Laki Craters

Laki craters or Lakagígar Craters are a 25 kilometers long volcanic fissure with numerous volcanic craters. It is part of a volcanic system that lies between Mýrdalsjökull and Vatnajökull glaciers.

Dark History

This system erupted for over 5 months during 1783-84 and had devastating consequences which led to famine whereas the enormous poisonous clouds killed over 50% of Iceland’s livestock population. This eruption which is also referred to as Skaftáreldar and its aftermath is believed to have been one of the most devastating volcanic eruption in the planet in historical times and the volume of lava issued from the craters is the greatest from a single eruption on Earth in more that thousand years. It is believed to have caused the death of over six million people globally due to temperature drops which caused crop failures in Europe and even further away and led to famine worldwide. Dark clouds of volcanic ash and toxic gases were carried with wind all across Iceland and further to the European continent and further. It blocked sunlight and the following years were extremely cold in all of the Northern Hemisphere, where temperatures dropped considerably and caused extensive crop failures both in Iceland as well as in other countries. It is believed that growing discontent of French farmers had serious consequences a few years later. The farmers had asked their king to lower taxes due to the crop failures, but his refusal to do so, eventually led to the French Revolution a few years later. Both the ashes and toxic gases threatened lives of both people and livestock in Iceland and thousands of people perished. Iceland was under Danish rule at the time and the situation was so bad in Iceland that the Danish king seriously considered to evacuate the entire population of Iceland to Denmark.

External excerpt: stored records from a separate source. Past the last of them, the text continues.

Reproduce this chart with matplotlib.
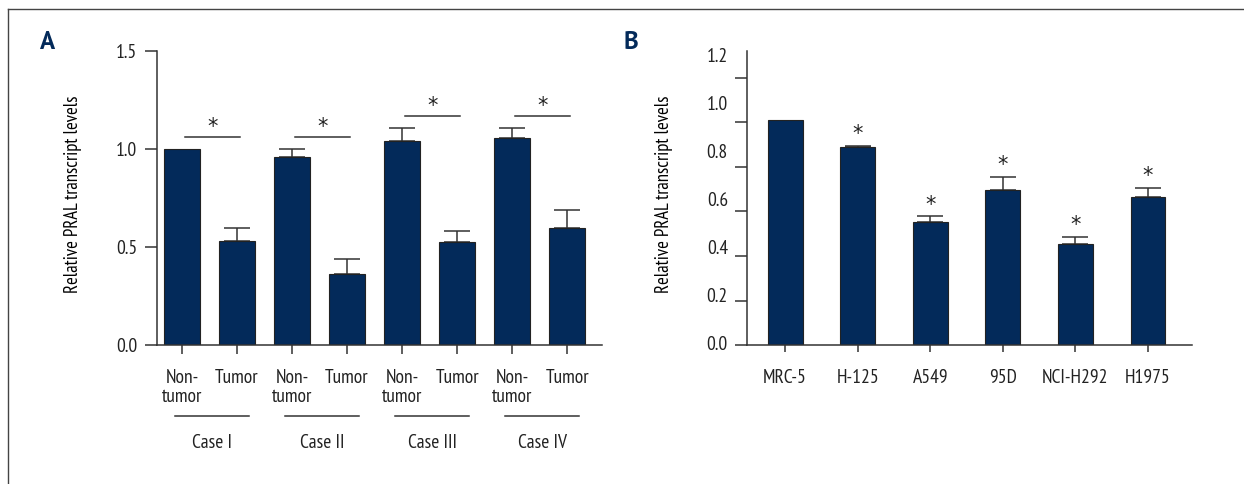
import numpy as np
import matplotlib.pyplot as plt
import matplotlib.transforms as mtransforms
from matplotlib.lines import Line2D
from matplotlib.ticker import FixedLocator, FixedFormatter, NullFormatter

plt.rcParams['font.family'] = ['PT Sans Narrow', 'Roboto Condensed', 'DejaVu Sans']

NAVY = '#032a5a'
INK = '#333333'
TXT = '#222222'

# panel A: paired tissue samples
cases = ['Case I', 'Case II', 'Case III', 'Case IV']
tissue_labels = ['Non-\ntumor', 'Tumor'] * 4
tissue_mean = [1.00, 0.53, 0.96, 0.36, 1.04, 0.525, 1.055, 0.595]
tissue_err = [0.0, 0.065, 0.04, 0.077, 0.066, 0.058, 0.054, 0.092]

# panel B: cell lines
cell_lines = ['MRC-5', 'H-125', 'A549', '95D', 'NCI-H292', 'H1975']
cell_mean = [1.01, 0.887, 0.551, 0.694, 0.454, 0.664]
cell_err = [0.0, 0.007, 0.028, 0.061, 0.033, 0.043]
cell_sig = [False, True, True, True, True, True]

yticks_a = [0.0, 0.5, 1.0, 1.5]
yticks_b = [0.0, 0.2, 0.4, 0.6, 0.8, 1.0, 1.2]
ylabels_b = ['0.0', '0.2', '0.4', '0.6', '0.8', '1.0', '1.2']

STAR_FONT = ['DejaVu Sans']


def style_axes(ax, xtick_len):
    for side in ('top', 'right'):
        ax.spines[side].set_visible(False)
    for side in ('left', 'bottom'):
        ax.spines[side].set_color(INK)
        ax.spines[side].set_linewidth(1.1)
    ax.tick_params(axis='y', length=9, width=1.1, color=INK, labelsize=14,
                   pad=5, labelcolor=TXT)
    ax.tick_params(axis='x', length=xtick_len, width=1.1, color=INK,
                   labelsize=14, labelcolor=TXT)


def bars_with_err(ax, mean, err, width):
    x = np.arange(len(mean))
    ax.bar(x, mean, width=width, color=NAVY, edgecolor=TXT,
           linewidth=0.8, zorder=2)
    mean = np.asarray(mean)
    err = np.asarray(err)
    has = err > 0
    ax.errorbar(x[has], mean[has], yerr=[np.zeros(has.sum()), err[has]],
                fmt='none', ecolor=INK, elinewidth=1.1, capsize=9.5,
                capthick=1.1, zorder=1)
    return x


fig = plt.figure(figsize=(12.44, 4.84), dpi=100)

# ---- panel A ----
ax_a = fig.add_axes([0.126, 0.2872, 0.3577, 0.6074])
xa = bars_with_err(ax_a, tissue_mean, tissue_err, 0.64)
ax_a.set_xlim(-0.46, 7.63)
ax_a.set_ylim(0, 1.5)
ax_a.set_yticks(yticks_a)
ax_a.set_yticklabels([f'{v:.1f}' for v in yticks_a])
ax_a.set_xticks(xa)
ax_a.set_xticklabels(tissue_labels, linespacing=1.12)
style_axes(ax_a, 6.5)
ax_a.tick_params(axis='x', pad=10.5)
ax_a.set_ylabel('Relative PRAL transcript levels', fontsize=13.4)
ax_a.yaxis.set_label_coords(-0.168, 0.514)

trans_a = mtransforms.blended_transform_factory(ax_a.transData, ax_a.transAxes)
for i, case in enumerate(cases):
    nt, tu = 2 * i, 2 * i + 1
    top = max(tissue_mean[nt] + tissue_err[nt], tissue_mean[tu] + tissue_err[tu])
    y = top + 0.06
    ax_a.plot([nt + 0.05, tu + 0.05], [y, y], color=INK, lw=1.1)
    ax_a.annotate('*', xy=((nt + tu) / 2 + 0.05, y), xytext=(0, 3),
                  textcoords='offset points', ha='center', va='baseline',
                  fontsize=15, color=TXT, family=STAR_FONT)
    ax_a.plot([nt - 0.13, tu + 0.22], [-0.24, -0.24], transform=trans_a,
              color=INK, lw=1.1, clip_on=False)
    ax_a.text((nt + tu) / 2 + 0.05, -0.333, case, transform=trans_a,
              ha='center', va='center', fontsize=14, color=TXT)

# ---- panel B ----
ax_b = fig.add_axes([0.6002, 0.2866, 0.3577, 0.6086])
xb = bars_with_err(ax_b, cell_mean, cell_err, 0.48)
ax_b.set_xlim(-0.53, 5.6)
ax_b.set_ylim(0, 1.32)
ax_b.set_xticks(xb)
ax_b.set_xticklabels(cell_lines)
ax_b.set_yticks(yticks_b)
ax_b.yaxis.set_major_formatter(NullFormatter())
# tick labels in the original sit on a slightly different grid than the ticks
ax_b.yaxis.set_minor_locator(FixedLocator(np.linspace(0.01, 1.30, 7)))
ax_b.yaxis.set_minor_formatter(FixedFormatter(ylabels_b))
style_axes(ax_b, 5)
ax_b.tick_params(axis='y', which='minor', length=0, pad=13.5, labelsize=14,
                 labelcolor=TXT)
ax_b.tick_params(axis='x', pad=12)
ax_b.set_ylabel('Relative PRAL transcript levels', fontsize=13.4)
ax_b.yaxis.set_label_coords(-0.166, 0.514)

for x, m, e, s in zip(xb, cell_mean, cell_err, cell_sig):
    if s:
        ax_b.annotate('*', xy=(x, m + e), xytext=(0, 4),
                      textcoords='offset points', ha='center', va='baseline',
                      fontsize=15, color=TXT, family=STAR_FONT)

# panel letters
fig.text(0.0325, 0.913, 'A', fontsize=18, fontweight='bold', color=NAVY,
         family=['PT Sans', 'DejaVu Sans'], va='center')
fig.text(0.5015, 0.913, 'B', fontsize=18, fontweight='bold', color=NAVY,
         family=['PT Sans', 'DejaVu Sans'], va='center')

# frame remnants (top and left edges)
fig.add_artist(Line2D([0.0067, 1.0], [0.981, 0.981], transform=fig.transFigure,
                      color='#444444', lw=1.0))
fig.add_artist(Line2D([0.0067, 0.0067], [0.0, 0.981], transform=fig.transFigure,
                      color='#444444', lw=1.0))

fig.savefig('out.png', dpi=100)
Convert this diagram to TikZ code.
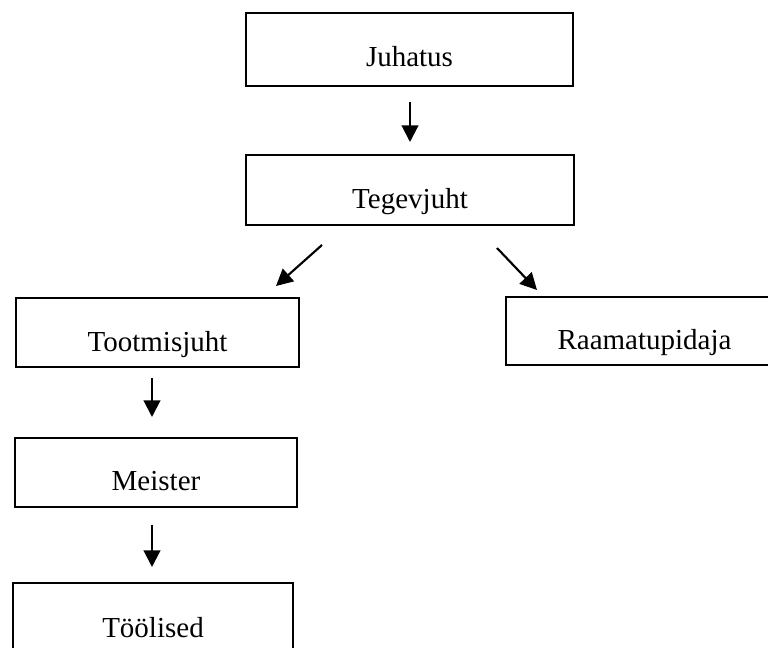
\documentclass[tikz,border=0pt]{standalone}
\usepackage{fontspec}
\setmainfont{Liberation Serif}
\usetikzlibrary{arrows.meta}
\begin{document}
\begin{tikzpicture}[x=0.75pt,y=-0.75pt,
  box/.style={draw=black, line width=1.4pt, rectangle, inner sep=0pt, outer sep=0pt},
  lbl/.style={anchor=base, inner sep=0pt, font=\fontsize{21.75}{26}\selectfont},
  arr/.style={line width=1.6pt, -{Triangle[width=12.5pt,length=12.5pt]}}]
\useasboundingbox (0,0) rectangle (768,648);
\begin{scope}
\clip (0,0) rectangle (768,648);
\node[box, minimum width=245.25pt, minimum height=54.75pt] (juh) at (409.5,49.5) {};
\node[box, minimum width=246pt, minimum height=52.5pt] (teg) at (410,190) {};
\node[box, minimum width=212.25pt, minimum height=51.75pt] (too) at (157.5,332.5) {};
\node[box, minimum width=207.75pt, minimum height=51pt] (raa) at (644.5,331) {};
\node[box, minimum width=211.5pt, minimum height=51.75pt] (mei) at (156,472.5) {};
\node[box, minimum width=210pt, minimum height=52.5pt] (tol) at (153,618) {};
\end{scope}
\node[lbl] (tjuh) at ([yshift=-40.5pt]juh.north) {Juhatus};
\node[lbl] (tteg) at ([yshift=-40.5pt]teg.north) {Tegevjuht};
\node[lbl] (ttoo) at ([yshift=-40.5pt]too.north) {Tootmisjuht};
\node[lbl] (traa) at ([yshift=-39.5pt]raa.north) {Raamatupidaja};
\node[lbl] (tmei) at ([yshift=-39.5pt]mei.north) {Meister};
\node[lbl] (ttol) at ([yshift=-40.5pt]tol.north) {Töölised};
\coordinate (a1s) at (410,102); \coordinate (a1e) at (410,142);
\coordinate (a2s) at (322,245); \coordinate (a2e) at (276,286);
\coordinate (a3s) at (497,248); \coordinate (a3e) at (537,290);
\coordinate (a4s) at (152,378); \coordinate (a4e) at (152,417);
\coordinate (a5s) at (152,525); \coordinate (a5e) at (152,567);
\draw[arr] (a1s) -- (a1e);
\draw[arr] (a2s) -- (a2e);
\draw[arr] (a3s) -- (a3e);
\draw[arr] (a4s) -- (a4e);
\draw[arr] (a5s) -- (a5e);
\end{tikzpicture}
\end{document}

This did not come to be, but instead, reindeer were brought to Iceland from Norway, in the hope that the Icelanders would be able to use them like Sami people did in the Northern parts of Scandinavia. The descendants of those reindeer are still living wild in the eastern part of the Icelandic highlands. The lava field from the eruption is extensive and covers about 600 square kilometers.


There is a rough about 90 kilometers long gravel road to Laki Craters from the main circular highway. This road is only passable by 4x4 vehicles with a high road clearance during middle of summer and should not be attempted by small 4x4 cars.